Set exercise: Each entry below should be returned exactly as is, with the pictures removed.

Records with drawing code:
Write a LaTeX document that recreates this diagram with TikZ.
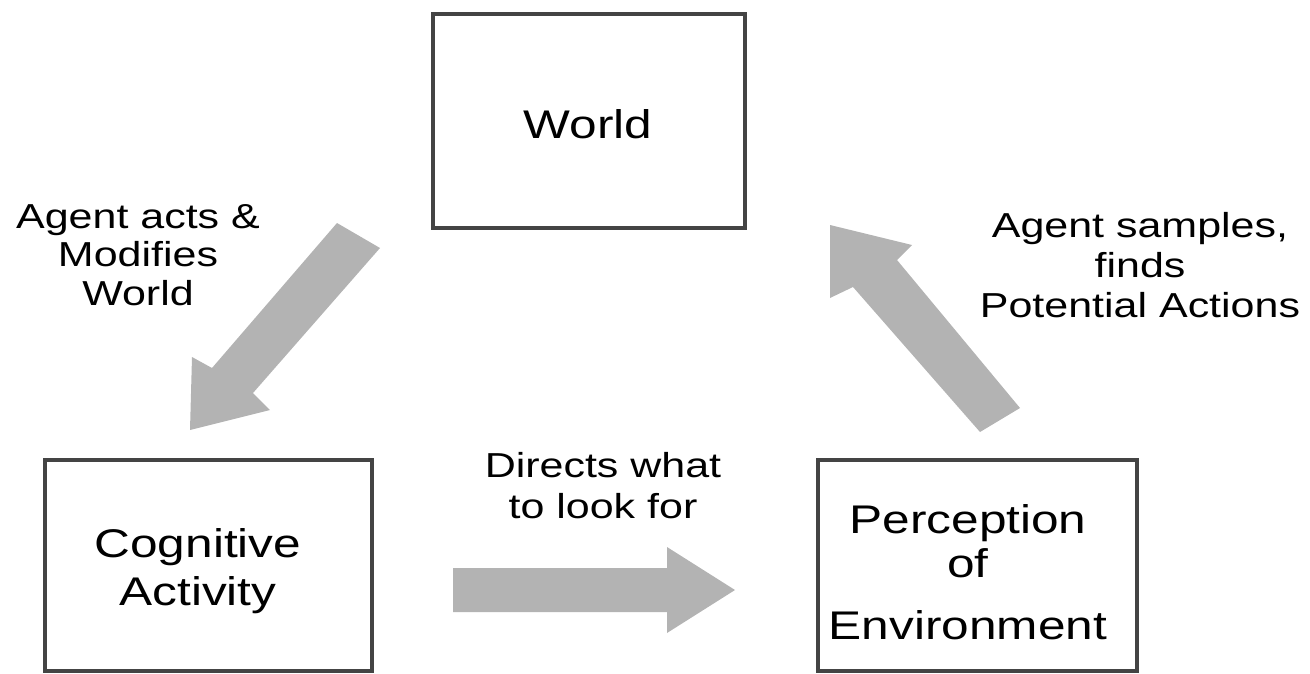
\documentclass[tikz,border=0pt]{standalone}
\usepackage{fontspec}
\setmainfont{Liberation Sans}
\definecolor{boxline}{HTML}{444444}
\definecolor{arrowgray}{HTML}{B3B3B3}
\newcommand{\stack}[1]{\begin{tabular}[t]{@{}c@{}}#1\end{tabular}}
\begin{document}
\begin{tikzpicture}[x=0.75pt,y=-0.75pt,
  box/.style={draw=boxline, line width=3pt, inner sep=0pt},
  boxtext/.style={font=\fontsize{30}{36}\selectfont, xscale=1.24, anchor=base, inner sep=0pt},
  lbl/.style={font=\fontsize{26}{30}\selectfont, xscale=1.24, anchor=base, inner sep=0pt},
  blockarrow/.style={fill=arrowgray, draw=none}]
\useasboundingbox (0,0) rectangle (1310,674);

% boxes
\node[box, minimum width=234pt, minimum height=160.5pt] (world) at (589,121) {};
\node[box, minimum width=245.25pt, minimum height=158.25pt] (cog) at (208.5,565.5) {};
\node[box, minimum width=239.25pt, minimum height=158.25pt] (perc) at (977.5,565.5) {};

% box texts
\node[boxtext] (worldtxt) at (588,138) {World};
\node[boxtext] (cogtxt) at (198,557) {\stack{Cognitive\\Activity}};
\node[boxtext, font=\fontsize{30}{33}\selectfont] (perctxt) at (968,533)
  {\stack{Perception\\of\\[14pt]Environment}};

% labels
\node[lbl, font=\fontsize{26}{29}\selectfont] (acts) at (138,228) {\stack{Agent acts \&\\Modifies\\World}};
\node[lbl] (samples) at (1140,237) {\stack{Agent samples,\\finds\\Potential Actions}};
\node[lbl, font=\fontsize{26}{31}\selectfont] (directs) at (603,477) {\stack{Directs what\\to look for}};

% block arrows
\fill[blockarrow] (337,223) -- (380,248) -- (253,393) -- (270,410) -- (190,430)
  -- (192,357) -- (212,368) -- cycle;
\fill[blockarrow] (1020,408) -- (980,432) -- (853,287) -- (830,298) -- (830,225)
  -- (912,245) -- (897,260) -- cycle;
\fill[blockarrow] (453,568) -- (667,568) -- (667,547) -- (735,590) -- (667,633)
  -- (667,612) -- (453,612) -- cycle;
\end{tikzpicture}
\end{document}
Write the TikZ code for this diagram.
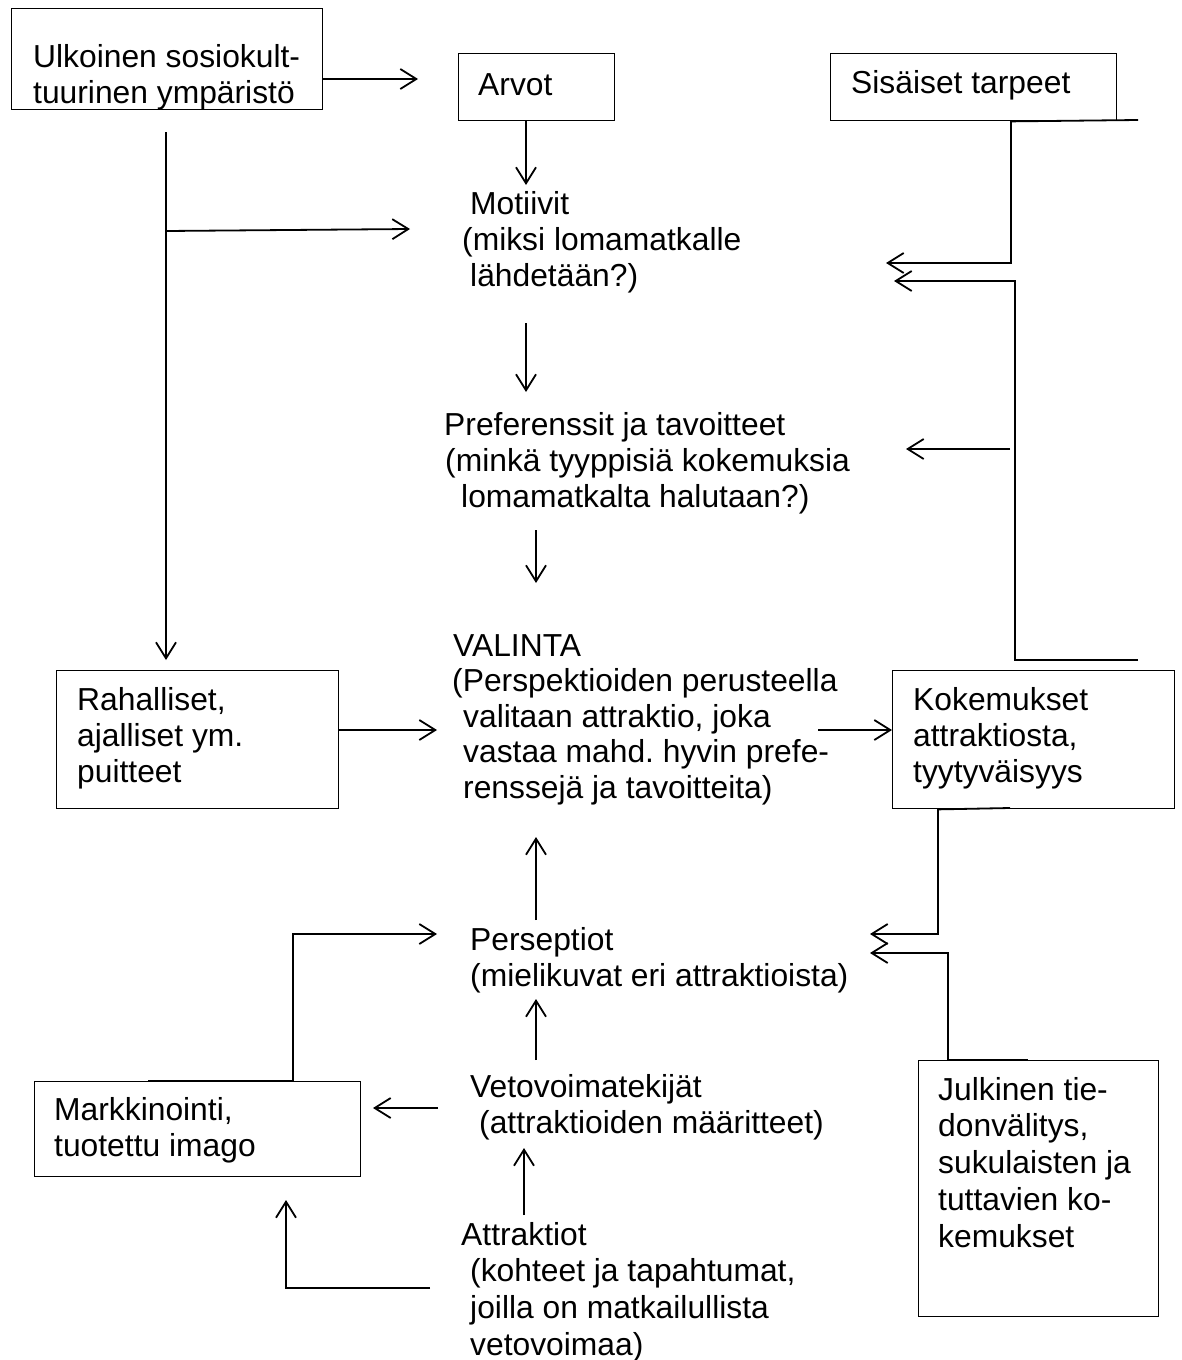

Solution to this task:
Write a LaTeX document that recreates this diagram with TikZ.
\documentclass[tikz,border=0pt]{standalone}
\usepackage{fontspec}
\setmainfont{Liberation Sans}
\definecolor{boxline}{HTML}{444444}
\definecolor{arrowgray}{HTML}{B3B3B3}
\newcommand{\stack}[1]{\begin{tabular}[t]{@{}c@{}}#1\end{tabular}}
\begin{document}
\begin{tikzpicture}[x=0.75pt,y=-0.75pt,
  box/.style={draw=boxline, line width=3pt, inner sep=0pt},
  boxtext/.style={font=\fontsize{30}{36}\selectfont, xscale=1.24, anchor=base, inner sep=0pt},
  lbl/.style={font=\fontsize{26}{30}\selectfont, xscale=1.24, anchor=base, inner sep=0pt},
  blockarrow/.style={fill=arrowgray, draw=none}]
\useasboundingbox (0,0) rectangle (1310,674);

% boxes
\node[box, minimum width=234pt, minimum height=160.5pt] (world) at (589,121) {};
\node[box, minimum width=245.25pt, minimum height=158.25pt] (cog) at (208.5,565.5) {};
\node[box, minimum width=239.25pt, minimum height=158.25pt] (perc) at (977.5,565.5) {};

% box texts
\node[boxtext] (worldtxt) at (588,138) {World};
\node[boxtext] (cogtxt) at (198,557) {\stack{Cognitive\\Activity}};
\node[boxtext, font=\fontsize{30}{33}\selectfont] (perctxt) at (968,533)
  {\stack{Perception\\of\\[14pt]Environment}};

% labels
\node[lbl, font=\fontsize{26}{29}\selectfont] (acts) at (138,228) {\stack{Agent acts \&\\Modifies\\World}};
\node[lbl] (samples) at (1140,237) {\stack{Agent samples,\\finds\\Potential Actions}};
\node[lbl, font=\fontsize{26}{31}\selectfont] (directs) at (603,477) {\stack{Directs what\\to look for}};

% block arrows
\fill[blockarrow] (337,223) -- (380,248) -- (253,393) -- (270,410) -- (190,430)
  -- (192,357) -- (212,368) -- cycle;
\fill[blockarrow] (1020,408) -- (980,432) -- (853,287) -- (830,298) -- (830,225)
  -- (912,245) -- (897,260) -- cycle;
\fill[blockarrow] (453,568) -- (667,568) -- (667,547) -- (735,590) -- (667,633)
  -- (667,612) -- (453,612) -- cycle;
\end{tikzpicture}
\end{document}
Write the TikZ code for this diagram.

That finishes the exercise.